MADRID/CARACAS: Major European nations joined the United States on Monday in recognising opposition leader Juan Guaido as Venezuela’s legitimate head of state, as a separate regional bloc met in Canada to pressure socialist President Nicolas Maduro.
The coordinated move by 11 nations including Britain, Germany, France, Spain and seven more European Union members followed the expiration of an ultimatum for Maduro to call a new presidential election, aligning them with Washington and against Russia and China.
“From today, we will spare no effort in helping all Venezuelans achieve freedom, prosperity and harmony,” Spanish Prime Minister Pedro Sanchez said, referring to the decision to recognize Guaido as president.
Maduro’s government, overseeing an economic collapse that has prompted 3 million Venezuelans to flee the oil-rich country, lashed out at the EU nations and said the move would affect relations with Caracas.
In a statement, Venezuela’s government said it “expresses its most energetic rejection of the decision adopted by some European governments, in which they officially submit to the U.S. administration’s strategy to overthrow the legitimate government of President Nicolas Maduro.”
Maduro’s government singled out Spain for acting “cowardly.” Other EU nations taking similar action included: Austria, the Czech Republic, Denmark, Estonia, Poland, Portugal, and Sweden.
Guaido, the head of Venezuela’s National Assembly, declared himself last month as the South American nation’s president. Maduro’s government accuses him of staging a U.S.-directed coup. Maduro has been in power since 2013.
Maduro, who has maintained the critical support of the military, is facing widespread calls from some of Venezuela’s neighbors and others to resign after last year’s disputed presidential vote in the OPEC nation of 30 million people. He has defied European heads of state and called them sycophants for following U.S. President Donald Trump.
The sitting Venezuelan president has written a letter to Pope Francis requesting a renewal of dialogue in the crisis, the Vatican Secretary of State, Cardinal Pietro Parolin, said in Abu Dhabi on Monday.
In an interview with Italian broadcaster Sky TG24, of which excerpts were released earlier on Monday, Maduro said he had sent the letter “for help in the process of facilitating and reinforcing dialogue.”
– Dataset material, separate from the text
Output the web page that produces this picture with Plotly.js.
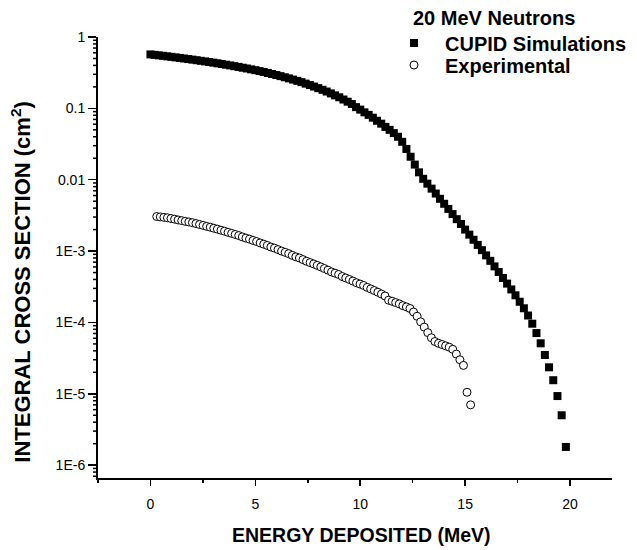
<!DOCTYPE html>
<html>
<head>
<meta charset="utf-8">
<script src="https://cdn.plot.ly/plotly-3.0.1.min.js"></script>
<style>
  html, body { margin: 0; padding: 0; background: #ffffff; }
  #chart { width: 637px; height: 550px; }
</style>
</head>
<body>
<div id="chart"></div>
<script>
// Simulated integral cross section (CUPID), 0.2 MeV bins
const simEnergy = [
  0.0, 0.2, 0.4, 0.6, 0.8, 1.0, 1.2, 1.4, 1.6, 1.8,
  2.0, 2.2, 2.4, 2.6, 2.8, 3.0, 3.2, 3.4, 3.6, 3.8,
  4.0, 4.2, 4.4, 4.6, 4.8, 5.0, 5.2, 5.4, 5.6, 5.8,
  6.0, 6.2, 6.4, 6.6, 6.8, 7.0, 7.2, 7.4, 7.6, 7.8,
  8.0, 8.2, 8.4, 8.6, 8.8, 9.0, 9.2, 9.4, 9.6, 9.8,
  10.0, 10.2, 10.4, 10.6, 10.8, 11.0, 11.2, 11.4, 11.6, 11.8,
  12.0, 12.2, 12.4, 12.6, 12.8, 13.0, 13.2, 13.4, 13.6, 13.8,
  14.0, 14.2, 14.4, 14.6, 14.8, 15.0, 15.2, 15.4, 15.6, 15.8,
  16.0, 16.2, 16.4, 16.6, 16.8, 17.0, 17.2, 17.4, 17.6, 17.8,
  18.0, 18.2, 18.4, 18.6, 18.8, 19.0, 19.2, 19.4, 19.6, 19.8
];
const simCross = [
  0.570, 0.562, 0.553, 0.545, 0.536, 0.527, 0.518, 0.509, 0.500, 0.491,
  0.482, 0.473, 0.464, 0.455, 0.446, 0.437, 0.428, 0.418, 0.409, 0.400,
  0.390, 0.381, 0.371, 0.362, 0.352, 0.343, 0.333, 0.323, 0.313, 0.303,
  0.293, 0.283, 0.273, 0.263, 0.253, 0.243, 0.233, 0.222, 0.212, 0.202,
  0.192, 0.182, 0.172, 0.162, 0.152, 0.143, 0.133, 0.124, 0.115, 0.104,
  0.096, 0.088, 0.081, 0.074, 0.067, 0.061, 0.055, 0.050, 0.045, 0.040,
  0.034, 0.027, 0.021, 0.0163, 0.0127, 0.0103, 0.0088, 0.0075, 0.0064, 0.0054,
  0.0046, 0.0039, 0.0033, 0.0028, 0.0024, 0.0020, 0.0017, 0.00144, 0.00122, 0.00103,
  0.00087, 0.00073, 0.00061, 0.00051, 0.00042, 0.00035, 0.00029, 0.00024, 0.000195, 0.000158,
  0.000125, 0.000096, 0.000071, 0.000051, 0.000035, 0.0000235, 0.0000155, 0.0000093, 0.0000050, 0.0000018
];

// Measured integral cross section
const expEnergy = [
  0.30, 0.47, 0.64, 0.81, 0.98, 1.15, 1.32, 1.49, 1.66, 1.83,
  2.00, 2.17, 2.34, 2.51, 2.68, 2.85, 3.02, 3.19, 3.36, 3.53,
  3.70, 3.87, 4.04, 4.21, 4.38, 4.55, 4.72, 4.89, 5.06, 5.23,
  5.40, 5.57, 5.74, 5.91, 6.08, 6.25, 6.42, 6.59, 6.76, 6.93,
  7.10, 7.27, 7.44, 7.61, 7.78, 7.95, 8.12, 8.29, 8.46, 8.63,
  8.80, 8.97, 9.14, 9.31, 9.48, 9.65, 9.82, 9.99, 10.16, 10.33,
  10.50, 10.67, 10.84, 11.01, 11.18, 11.35, 11.52, 11.69, 11.86, 12.03,
  12.20, 12.37, 12.54, 12.71, 12.88, 13.05, 13.22, 13.39, 13.56, 13.73,
  13.90, 14.07, 14.24, 14.41, 14.58, 14.75, 14.92, 15.09, 15.26
];
const expCross = [
  3.05e-3, 3.01e-3, 2.97e-3, 2.93e-3, 2.86e-3, 2.80e-3, 2.73e-3, 2.67e-3, 2.61e-3, 2.56e-3,
  2.50e-3, 2.43e-3, 2.36e-3, 2.29e-3, 2.22e-3, 2.16e-3, 2.09e-3, 2.03e-3, 1.96e-3, 1.90e-3,
  1.83e-3, 1.77e-3, 1.71e-3, 1.65e-3, 1.58e-3, 1.52e-3, 1.47e-3, 1.41e-3, 1.36e-3, 1.30e-3,
  1.25e-3, 1.20e-3, 1.14e-3, 1.10e-3, 1.05e-3, 1.00e-3, 9.6e-4, 9.2e-4, 8.7e-4, 8.3e-4,
  8.0e-4, 7.6e-4, 7.2e-4, 6.9e-4, 6.6e-4, 6.3e-4, 6.0e-4, 5.7e-4, 5.4e-4, 5.1e-4,
  4.9e-4, 4.7e-4, 4.4e-4, 4.2e-4, 4.0e-4, 3.8e-4, 3.6e-4, 3.45e-4, 3.3e-4, 3.1e-4,
  2.95e-4, 2.8e-4, 2.65e-4, 2.5e-4, 2.35e-4, 2.05e-4, 1.98e-4, 1.9e-4, 1.82e-4, 1.72e-4,
  1.65e-4, 1.57e-4, 1.40e-4, 1.22e-4, 1.02e-4, 8.6e-5, 7.2e-5, 6.1e-5, 5.4e-5, 5.1e-5,
  4.9e-5, 4.7e-5, 4.5e-5, 4.2e-5, 3.6e-5, 3.0e-5, 2.5e-5, 1.05e-5, 7.0e-6
];

// Decade ticks on the cross-section axis
const yTickVals = [1, 0.1, 0.01, 1e-3, 1e-4, 1e-5, 1e-6];
const yTickText = ['1', '0.1', '0.01', '1E-3', '1E-4', '1E-5', '1E-6'];
const xTickVals = [0, 5, 10, 15, 20];

const FONT = 'Liberation Sans, Arial, Helvetica, sans-serif';
const Y_RANGE = [-6.18, 0];

// sub-decade tick marks (2..9 within each decade) drawn as short lines left of the axis
const minorTickShapes = [];
for (let d = -7; d <= 0; d++) {
  for (let k = 2; k <= 9; k++) {
    const v = k * Math.pow(10, d);
    const lv = Math.log10(v);
    if (lv < Y_RANGE[0] || lv > Y_RANGE[1]) continue;
    minorTickShapes.push({
      type: 'line', xref: 'paper', yref: 'y',
      x0: -5 / 514, x1: 0, y0: v, y1: v,
      line: { color: '#000000', width: 1.5 }, layer: 'above'
    });
  }
}

const traces = [
  {
    x: simEnergy, y: simCross,
    name: '<b>CUPID Simulations</b>',
    type: 'scatter', mode: 'markers', legend: 'legend',
    marker: { symbol: 'square', size: 8, color: '#000000', line: { width: 0 } }
  },
  {
    x: expEnergy, y: expCross,
    name: '<b>Experimental</b>',
    type: 'scatter', mode: 'markers', legend: 'legend2',
    marker: { symbol: 'circle', size: 8, color: '#ffffff', line: { color: '#000000', width: 1 } }
  }
];

const legendCommon = {
  xanchor: 'left', yanchor: 'middle',
  bgcolor: 'rgba(0,0,0,0)', borderwidth: 0,
  itemwidth: 52,
  font: { family: FONT, size: 20, color: '#000000' }
};

const layout = {
  width: 637, height: 550,
  paper_bgcolor: '#ffffff', plot_bgcolor: '#ffffff',
  margin: { l: 98, r: 25, t: 37, b: 72, autoexpand: false },
  font: { family: FONT, color: '#000000', size: 14 },
  showlegend: true,
  legend: Object.assign({ x: 0.5545, y: 0.9864 }, legendCommon),
  legend2: Object.assign({ x: 0.5545, y: 0.9365 }, legendCommon),
  shapes: minorTickShapes,
  annotations: [
    {
      text: '<b>20 MeV Neutrons</b>',
      xref: 'paper', yref: 'paper', x: 0.609, y: 1.043,
      xanchor: 'left', yanchor: 'middle', showarrow: false,
      font: { family: FONT, size: 20, color: '#000000' }
    },
    {
      text: '<b>ENERGY DEPOSITED (MeV)</b>',
      xref: 'paper', yref: 'paper', x: 0.512, y: -0.129,
      xanchor: 'center', yanchor: 'middle', showarrow: false,
      font: { family: FONT, size: 19.5, color: '#000000' }
    },
    {
      text: '<b>INTEGRAL CROSS SECTION (cm<sup>2</sup>)</b>',
      xref: 'paper', yref: 'paper', x: -0.15, y: 0.445,
      xanchor: 'center', yanchor: 'middle', showarrow: false, textangle: -90,
      font: { family: FONT, size: 22, color: '#000000' }
    }
  ],
  xaxis: {
    range: [-2.5, 22],
    tickmode: 'array', tickvals: xTickVals,
    ticks: 'outside', ticklen: 6, tickwidth: 1.5, tickcolor: '#000000',
    minor: { ticks: 'outside', ticklen: 3, tickwidth: 1.5, tickcolor: '#000000', dtick: 2.5, tick0: 0 },
    showline: true, linecolor: '#000000', linewidth: 2,
    showgrid: false, zeroline: false,
    ticklabelstandoff: 6,
    tickfont: { family: FONT, size: 14 }
  },
  yaxis: {
    type: 'log', range: Y_RANGE,
    tickmode: 'array', tickvals: yTickVals, ticktext: yTickText,
    ticks: 'outside', ticklen: 8, tickwidth: 1.5, tickcolor: '#000000',
    showline: true, linecolor: '#000000', linewidth: 2,
    showgrid: false, zeroline: false,
    tickfont: { family: FONT, size: 14 }
  }
};

Plotly.newPlot('chart', traces, layout, { displayModeBar: false, staticPlot: true });
</script>
</body>
</html>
Although the United States has broached the idea of an oil embargo on Venezuela, the 14-nation Lima Group, meeting in Ottawa, looked set to hold off imposing more sanctions on Maduro’s government, sources briefed on the matter said.
Most members of the group, which includes Canada and Brazil but not the United States, have said Maduro should quit in favor of Guaido and are calling for a new presidential election.
The challenge for participants is that Mexico, a member of the group, opposes any measures to oust Maduro, who also has the backing of Turkey in addition to Russia and China.
The United States also wants Maduro gone.
“How can we continue to support the opposition to keep the pressure upon the regime and push for new elections? Certainly, that’s something we’ll be looking at,” a Canadian government official said ahead of the meeting in Ottawa.
Guaido thanked the Lima Group for its “constant support of democracy in Venezuela, our constitution and the struggle that the Venezuelan people have been going through.”
“We are very close to reaching freedom and that is the result of the international support we have received and the recognition of this process of respecting the rule of law and of having a non-violent approach in each of our struggles,” Guaido said in a video.
United Nations Secretary-General Antonio Guterres said U.N. officials would not participate in any international initiatives on Venezuela in order to remain neutral.
Maduro said in an interview that aired on Spanish television channel Antena 3 on Sunday: “We don’t accept ultimatums from anyone,” adding: “I refuse to call for elections now – there will be elections in 2024.”
The meeting in Ottawa will also discuss how to aid the people of Venezuela, including through immediate humanitarian assistance, according to the office of Canadian Prime Minister Justin Trudeau.
Last month, the Lima Group announced a travel ban on senior Venezuelan officials and a freeze on their foreign assets.
The Canadian source, who requested anonymity given the sensitivity of the situation, declined to comment when asked whether more punitive measures could be imposed. Two sources briefed on the talks said such an announcement was unlikely for now.
Trump’s administration last week issued sanctions on Venezuelan state-owned oil firm PDVSA in a move likely to cut revenues for a country hard hit by medicine shortages and malnutrition.
Trump, in an interview that aired on Sunday, said military intervention in Venezuela was “an option.”